Stated goal:
Write out the listing, please, but only from its first line through the line containing "6.35, 5.6, 4.3, 33.85, 30.7, 38.9, 39.2, 37.3, 39.7, 36.1, 39.7]", exactly as given and without pictures.

Supplied information:
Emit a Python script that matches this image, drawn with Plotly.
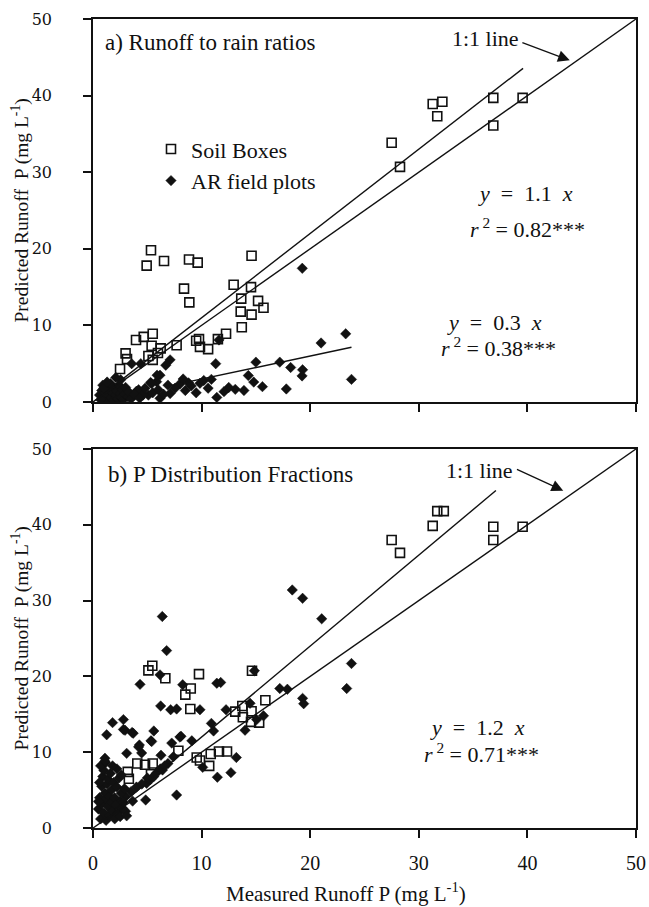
import plotly.graph_objects as go

# ---------------- data ----------------
# Panel a) Runoff to rain ratios
a_box_x = [5.34, 4.94, 6.54, 8.84, 9.64, 14.6, 8.38, 8.87, 12.95, 14.55, 13.65, 15.2, 15.7, 13.6, 14.6,
           13.7, 12.25, 11.5, 10.6, 9.76, 9.5, 9.85, 7.7, 5.5, 4.67, 3.96, 5.4, 6.23, 5.98, 5.5, 5.1,
           3.0, 3.13, 2.49, 27.5, 28.27, 31.28, 32.17, 31.7, 36.86, 36.86, 39.56]
a_box_y = [19.8, 17.8, 18.4, 18.6, 18.2, 19.1, 14.8, 13.0, 15.3, 15.0, 13.5, 13.2, 12.3, 11.8, 11.4,
           9.75, 8.9, 8.2, 6.9, 8.2, 8.0, 7.2, 7.4, 8.9, 8.5, 8.1, 7.35, 7.0, 6.4, 5.5, 6.0,
           6.35, 5.6, 4.3, 33.85, 30.7, 38.9, 39.2, 37.3, 39.7, 36.1, 39.7]

a_ar_x = [19.27, 23.27, 21.0, 23.8, 19.3, 19.25, 18.2, 17.2, 17.8, 15.0, 14.3, 14.8, 15.6, 13.9, 13.1,
          12.5, 12.06, 11.4, 11.3, 11.6, 10.9, 10.6, 9.85, 9.05, 8.0, 7.55, 7.1, 7.1, 6.7, 6.17,
          5.86, 5.3, 6.17, 5.1, 4.4, 3.56, 4.0, 3.4, 2.55, 2.1, 8.8, 6.9, 5.9, 5.4, 4.2, 4.6,
          0.6, 0.8, 1.0, 1.1, 1.2, 1.3, 1.4, 1.5, 1.6, 1.7, 1.8, 1.9, 2.0, 2.1, 2.2, 2.3, 2.4, 2.5,
          2.6, 2.7, 2.8, 2.9, 3.0, 3.2, 3.3, 3.5, 0.9, 1.0, 1.3, 0.7, 3.8, 4.3, 4.8, 5.5, 6.0, 6.5,
          8.5, 9.5, 10.2, 8.3]
a_ar_y = [17.45, 8.9, 7.7, 2.95, 4.2, 3.4, 4.5, 5.2, 1.7, 5.2, 3.45, 2.6, 2.0, 1.5, 1.65,
          1.9, 1.35, 0.6, 5.0, 8.1, 2.95, 1.8, 2.45, 2.1, 2.35, 1.8, 1.1, 5.5, 4.8, 3.5,
          2.65, 2.55, 0.48, 0.9, 5.0, 5.0, 1.4, 0.7, 2.9, 3.2, 2.5, 2.2, 3.5, 2.4, 1.6, 0.9,
          0.9, 1.5, 0.5, 1.2, 2.0, 0.3, 0.9, 1.6, 2.4, 0.6, 1.2, 0.2, 1.8, 0.9, 1.4, 0.4, 2.2, 1.1,
          0.6, 1.6, 0.3, 1.0, 1.9, 0.7, 1.3, 0.4, 2.2, 1.8, 2.6, 0.3, 1.0, 0.5, 1.8, 1.2, 1.6, 1.0,
          1.5, 1.2, 2.8, 3.0]

# Panel b) P Distribution Fractions
b_box_x = [31.7, 32.3, 31.28, 27.5, 28.27, 36.86, 36.86, 39.56,
           5.1, 5.46, 6.66, 9.76, 14.64, 9.0, 8.5, 8.96, 15.87, 13.1, 13.75, 14.6, 13.8, 14.55, 15.3,
           7.86, 9.55, 9.85, 10.7, 10.84, 11.6, 12.34, 4.08, 4.79, 5.5, 5.34, 3.2, 3.3]
b_box_y = [41.8, 41.8, 39.85, 38.0, 36.3, 39.75, 38.0, 39.75,
           20.8, 21.4, 19.75, 20.3, 20.75, 18.4, 17.6, 15.7, 16.85, 15.35, 16.1, 15.4, 14.6, 14.0, 13.9,
           10.2, 9.3, 8.9, 8.2, 9.76, 10.1, 10.1, 8.5, 8.35, 8.5, 7.1, 7.4, 6.5]

b_ar_x = [23.8, 23.36, 6.38, 18.35, 19.3, 21.06, 6.78, 6.17, 4.33, 8.26, 11.4, 11.76, 14.86, 17.2,
          17.9, 19.3, 19.4, 6.23, 7.15, 7.7, 9.85, 12.25, 14.46, 15.7, 15.07, 14.0, 11.1, 10.9, 9.1,
          8.0, 7.25, 7.4, 5.6, 5.34, 4.27, 4.48, 3.1, 3.6, 2.8, 2.8, 1.8, 1.26, 1.1, 1.15, 6.26, 6.9,
          6.4, 13.2, 12.7, 11.45, 10.1, 7.7, 4.85, 3.65, 4.94, 5.3, 5.6, 2.95, 3.7, 5.4, 4.2, 8.1,
          2.5, 3.0, 3.5, 4.0, 4.5, 5.0, 5.8, 6.2, 6.6,
          0.5, 0.6, 0.7, 0.8, 0.8, 0.9, 1.0, 1.0, 1.1, 1.2, 1.2, 1.3, 1.4, 1.4, 1.5, 1.5, 1.6, 1.7,
          1.7, 1.8, 1.9, 2.0, 2.0, 2.1, 2.2, 2.3, 2.4, 2.5, 2.6, 2.7, 2.8, 2.9, 3.0, 3.1, 0.6, 0.7,
          1.1, 0.5, 2.2, 1.8, 2.6]
b_ar_y = [21.7, 18.4, 27.9, 31.4, 30.3, 27.6, 23.4, 20.2, 18.95, 18.9, 19.1, 19.2, 20.75, 18.4,
          18.3, 17.1, 16.4, 16.1, 15.6, 15.7, 15.6, 15.6, 16.45, 14.8, 14.3, 12.9, 12.8, 13.8, 11.5,
          12.0, 11.2, 9.4, 12.8, 11.5, 10.95, 9.9, 9.85, 12.6, 13.0, 14.3, 13.9, 12.3, 9.2, 8.6, 9.6,
          8.5, 7.65, 9.3, 7.3, 6.7, 8.0, 4.35, 3.7, 3.55, 5.9, 6.4, 6.8, 12.9, 12.5, 11.4, 10.7, 12.1,
          3.5, 4.2, 4.8, 5.4, 5.8, 6.6, 7.2, 7.8, 8.2,
          2.5, 4.0, 1.2, 5.5, 3.2, 6.8, 2.0, 7.6, 4.6, 1.0, 3.8, 5.8, 2.8, 6.4, 1.6, 4.2, 7.2, 3.4,
          5.0, 2.2, 6.0, 1.2, 4.0, 3.0, 5.4, 2.0, 6.6, 1.5, 4.6, 2.6, 3.4, 5.2, 2.2, 1.6, 6.0, 8.2,
          8.8, 3.5, 7.8, 8.2, 7.0]

# regression / reference lines: (slope, x_start, x_end)
one_to_one = (1.0, 0.0, 50.0)
a_box_fit = (1.1, 2.0, 39.6)
a_ar_fit = (0.3, 7.0, 23.8)
b_fit = (1.2, 2.0, 37.1)

FONT = "Liberation Serif, Times New Roman, serif"
BLACK = "#111111"

# page geometry (pixels)
W, H = 649, 907
ML, MR, MT, MB = 52, 13, 19, 79
PLOT_LEFT = 93
PW = W - ML - MR
XD0 = (PLOT_LEFT - ML) / PW


def px_to_paper_x(px):
    return (px - ML) / PW


def line_pts(spec):
    m, x0, x1 = spec
    return [x0, x1], [m * x0, m * x1]


fig = go.Figure()

sq = dict(symbol="square-open", size=9, color=BLACK, line=dict(width=1.6, color=BLACK))
dm = dict(symbol="diamond", size=8, color=BLACK, line=dict(width=0.5, color=BLACK))

# Panel a
fig.add_trace(go.Scatter(x=a_box_x, y=a_box_y, mode="markers", marker=sq, name="Soil Boxes",
                         legendgroup="g1", xaxis="x", yaxis="y"))
fig.add_trace(go.Scatter(x=a_ar_x, y=a_ar_y, mode="markers", marker=dm, name="AR field plots",
                         legendgroup="g2", xaxis="x", yaxis="y"))
for spec in (one_to_one, a_box_fit, a_ar_fit):
    lx, ly = line_pts(spec)
    fig.add_trace(go.Scatter(x=lx, y=ly, mode="lines", line=dict(color=BLACK, width=1.4),
                             showlegend=False, xaxis="x", yaxis="y", hoverinfo="skip"))

# Panel b
fig.add_trace(go.Scatter(x=b_box_x, y=b_box_y, mode="markers", marker=sq, showlegend=False,
                         xaxis="x2", yaxis="y2"))
fig.add_trace(go.Scatter(x=b_ar_x, y=b_ar_y, mode="markers", marker=dm, showlegend=False,
                         xaxis="x2", yaxis="y2"))
for spec in (one_to_one, b_fit):
    lx, ly = line_pts(spec)
    fig.add_trace(go.Scatter(x=lx, y=ly, mode="lines", line=dict(color=BLACK, width=1.4),
                             showlegend=False, xaxis="x2", yaxis="y2", hoverinfo="skip"))

# empty traces so the label-only axes are active
fig.add_trace(go.Scatter(x=[], y=[], xaxis="x", yaxis="y3", showlegend=False, hoverinfo="skip"))
fig.add_trace(go.Scatter(x=[], y=[], xaxis="x2", yaxis="y4", showlegend=False, hoverinfo="skip"))

ax_common = dict(range=[0, 50], dtick=10, showgrid=False, zeroline=False, showline=True,
                 linecolor=BLACK, linewidth=1.6, mirror=True, ticks="outside", ticklen=8,
                 tickwidth=1.5, tickcolor=BLACK, automargin=False)
lab_axis = dict(range=[0, 50], dtick=10, showgrid=False, zeroline=False, showline=False,
                ticks="", automargin=False, anchor="free", position=0, side="left",
                tickfont=dict(family="DejaVu Serif, serif", size=16, color=BLACK))

xfont = dict(family=FONT, size=20, color=BLACK)

fig.update_layout(
    width=W, height=H,
    margin=dict(l=ML, r=MR, t=MT, b=MB, autoexpand=False),
    paper_bgcolor="white", plot_bgcolor="white",
    xaxis=dict(**ax_common, domain=[XD0, 1], anchor="y", showticklabels=False),
    yaxis=dict(**ax_common, domain=[0.5266, 1], anchor="x", showticklabels=False),
    xaxis2=dict(**ax_common, domain=[XD0, 1], anchor="y2", tickfont=xfont, ticklabelstandoff=8),
    yaxis2=dict(**ax_common, domain=[0, 0.4685], anchor="x2", showticklabels=False),
    yaxis3=dict(**lab_axis, overlaying="y"),
    yaxis4=dict(**lab_axis, overlaying="y2"),
    showlegend=True,
    legend=dict(x=px_to_paper_x(151), y=0.865, xanchor="left", yanchor="top",
                bgcolor="rgba(0,0,0,0)",
                font=dict(family=FONT, size=22, color=BLACK), tracegroupgap=0,
                itemsizing="trace"),
)

tf = dict(family=FONT, size=22, color=BLACK)
ann = []
# panel labels
ann.append(dict(x=0.92, y=46.9, xref="x", yref="y", text="a) Runoff to rain ratios",
                showarrow=False, xanchor="left", yanchor="middle",
                font=dict(family=FONT, size=23, color=BLACK)))
ann.append(dict(x=1.2, y=46.6, xref="x2", yref="y2", text="b) P Distribution Fractions",
                showarrow=False, xanchor="left", yanchor="middle",
                font=dict(family=FONT, size=23, color=BLACK)))
# 1:1 line labels + arrows
ann.append(dict(x=36.1, y=47.5, xref="x", yref="y", text="1:1 line", showarrow=False,
                xanchor="center", yanchor="middle", font=tf))
ann.append(dict(x=43.9, y=44.6, xref="x", yref="y", ax=39.4, ay=47.0, axref="x", ayref="y",
                text="", showarrow=True, arrowhead=2, arrowsize=1.8, arrowwidth=1.3,
                arrowcolor=BLACK))
ann.append(dict(x=35.6, y=47.1, xref="x2", yref="y2", text="1:1 line", showarrow=False,
                xanchor="center", yanchor="middle", font=tf))
ann.append(dict(x=43.3, y=44.5, xref="x2", yref="y2", ax=38.9, ay=47.4, axref="x2", ayref="y2",
                text="", showarrow=True, arrowhead=2, arrowsize=1.8, arrowwidth=1.3,
                arrowcolor=BLACK))
# equations
eqs = [
    ("x", "y", 39.8, 27.2, "<i>y</i>  =  1.1  <i>x</i>"),
    ("x", "y", 40.05, 22.7, "<i>r</i><sup> 2</sup> = 0.82***"),
    ("x", "y", 37.0, 10.4, "<i>y</i>  =  0.3  <i>x</i>"),
    ("x", "y", 37.3, 7.2, "<i>r</i><sup> 2</sup> = 0.38***"),
    ("x2", "y2", 35.45, 13.3, "<i>y</i>  =  1.2  <i>x</i>"),
    ("x2", "y2", 35.8, 9.9, "<i>r</i><sup> 2</sup> = 0.71***"),
]
for xr, yr, xx, yy, t in eqs:
    ann.append(dict(x=xx, y=yy, xref=xr, yref=yr, text=t, showarrow=False,
                    xanchor="center", yanchor="middle", font=tf))
# axis titles
ytitle = "Predicted Runoff  P (mg L<sup>-1</sup>)"
for yc in (0.7633, 0.2343):
    ann.append(dict(x=px_to_paper_x(20), y=yc, xref="paper", yref="paper", text=ytitle,
                    textangle=-90, showarrow=False, xanchor="center", yanchor="middle",
                    font=dict(family=FONT, size=19.5, color=BLACK)))
ann.append(dict(x=px_to_paper_x(346), y=-0.08, xref="paper", yref="paper",
                text="Measured Runoff P (mg L<sup>-1</sup>)", showarrow=False,
                xanchor="center", yanchor="middle", font=dict(family=FONT, size=21, color=BLACK)))

fig.update_layout(annotations=ann)

fig.write_html("out.html", config={"displayModeBar": False},
               post_script="document.body.style.margin='0';document.body.style.overflow='hidden';")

Solution to this problem:
Emit a Python script that matches this image, drawn with Plotly.
import plotly.graph_objects as go

# ---------------- data ----------------
# Panel a) Runoff to rain ratios
a_box_x = [5.34, 4.94, 6.54, 8.84, 9.64, 14.6, 8.38, 8.87, 12.95, 14.55, 13.65, 15.2, 15.7, 13.6, 14.6,
           13.7, 12.25, 11.5, 10.6, 9.76, 9.5, 9.85, 7.7, 5.5, 4.67, 3.96, 5.4, 6.23, 5.98, 5.5, 5.1,
           3.0, 3.13, 2.49, 27.5, 28.27, 31.28, 32.17, 31.7, 36.86, 36.86, 39.56]
a_box_y = [19.8, 17.8, 18.4, 18.6, 18.2, 19.1, 14.8, 13.0, 15.3, 15.0, 13.5, 13.2, 12.3, 11.8, 11.4,
           9.75, 8.9, 8.2, 6.9, 8.2, 8.0, 7.2, 7.4, 8.9, 8.5, 8.1, 7.35, 7.0, 6.4, 5.5, 6.0,
           6.35, 5.6, 4.3, 33.85, 30.7, 38.9, 39.2, 37.3, 39.7, 36.1, 39.7]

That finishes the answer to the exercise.